Friday, December 7, 2012

Song of the Week: “Suicidal Thoughts” by The Notorious B.I.G.



(Warning: This song is both extremely explicit and graphic)



This is one of the few songs that consistently forces me to stop what I am doing and just listen. Its honesty hits you square in the jaw, enough to wake you up and recognize its brilliance. “Suicidal Thoughts” is a painful song, it’s a real song. It’s an incredibly eloquent song. I would imagine that it takes a lot of courage to write a song like this, to air one’s laundry like this, to reveal insecurities like this. This is what music is about.

And not once does Biggie rhyme “champagne” with “airplane” with “champagne” again.

I do not listen to much rap or hip hop. In younger days, I was the kid who made the “can’t spell crap without rap” types of jokes. Then I found real rap music, music like this. I still don’t listen to all that much rap, but I have gained enormous respect for the genre since going through the music libraries of Tupac and Biggie.

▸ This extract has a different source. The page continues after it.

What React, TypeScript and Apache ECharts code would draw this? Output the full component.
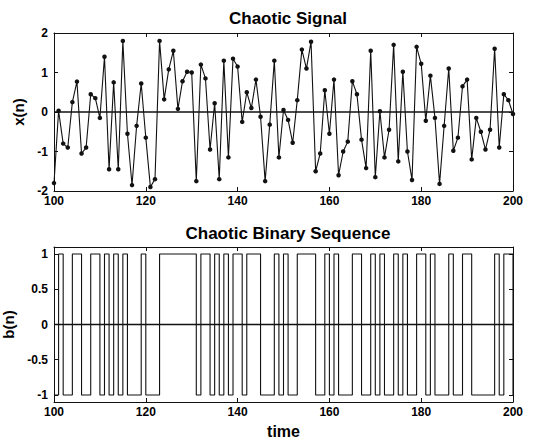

Spoken word, poetry, rap are incredibly powerful art forms. Their reliance on rhythm and rhyme give them the necessary hypnotic power to unlock the human heart, but the lack of vocal melody eliminates distractions. The rap song is (or should be) all about the words. It’s all about what you have to say. When written, composed and performed correctly, when you have something good to say, the result is a song like “Suicidal Thoughts:” something so emotionally engaging that it exhausts the mind.

But, like any powerful tool, rap can be exploited. Its rhythmical ability to entertain can be separated from its powerful ability to convey a meaningful message. Because vocal talent is an entirely optional requirement, damn near anybody can stumble out on stage, rhyme a few words together, mention specific brands of alcohol or instances of promiscuous sex and end up packaged as a “rapper.”

There are still many artists who take advantage of the true potential of rap music. And sometimes that work, from both big names and small, shines through to the forefront. But that stuff has mostly been crowded out of the mainstream. The Corporate You-Know-Who’s have stepped in and crowned their own kings and set them up on golden thrones, thrones once reserved for people who knew what they were doing.